Federated Learning is a machine learning approach that enables training models across multiple decentralized devices or servers while keeping the data on those devices private and secure. It is designed to address the challenges of data privacy, data security, and limited connectivity in distributed systems.
In traditional machine learning, data is collected from various sources and centralized in a single location for training a model. However, in federated learning, the training process is decentralized, and the data remains on the individual devices or servers where it is generated. Here's how federated learning works:Initialization: Initially, a base model is created and distributed to the individual devices or servers participating in the federated learning process.
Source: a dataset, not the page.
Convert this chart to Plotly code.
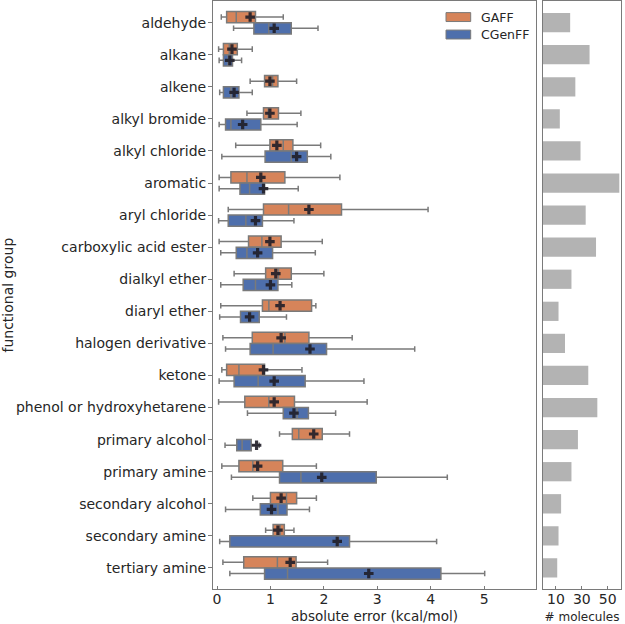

Local Training: Each device or server independently trains the model using its local data without sharing the raw data. This training is performed using techniques like gradient descent, where the local model adjusts its parameters based on the data available on that device or server.
Model Aggregation: After local training, the locally trained models are sent back to a central server, often referred to as the "aggregator." The aggregator combines the locally trained models and aggregates their knowledge while preserving privacy. This aggregation process can involve averaging the model parameters or using more sophisticated algorithms.
Model Update: The aggregated model is then distributed back to the individual devices or servers. Each device or server uses the updated model as the starting point for the next round of local training.
Iterative Process: The process of local training, model aggregation, and model update is repeated iteratively, with each round improving the overall model based on the knowledge learned from the individual devices or servers.
Federated learning offers several advantages:
Privacy: Federated learning allows data to remain on the devices or servers where it is generated, reducing the risk of data exposure or breaches. Only model updates are shared, preserving data privacy.
Data Efficiency: Federated learning enables the utilization of distributed data sources, potentially increasing the diversity and quantity of training data without the need to transfer it to a central location.
Reduced Communication Costs: Since only model updates are shared, federated learning reduces the amount of data that needs to be transmitted over the network, making it suitable for devices with limited connectivity or bandwidth.
Continuous Learning: Federated learning allows models to be trained continuously as new data becomes available on the devices or servers, ensuring that the models stay up to date and adapt to changing conditions.
Federated Learning has applications in various domains, including healthcare, Internet of Things (IoT), and edge computing. It enables collaborative learning and knowledge sharing while maintaining data privacy and security. However, challenges such as handling heterogeneous data sources, maintaining model consistency, and addressing communication and latency issues need to be considered when implementing federated learning systems.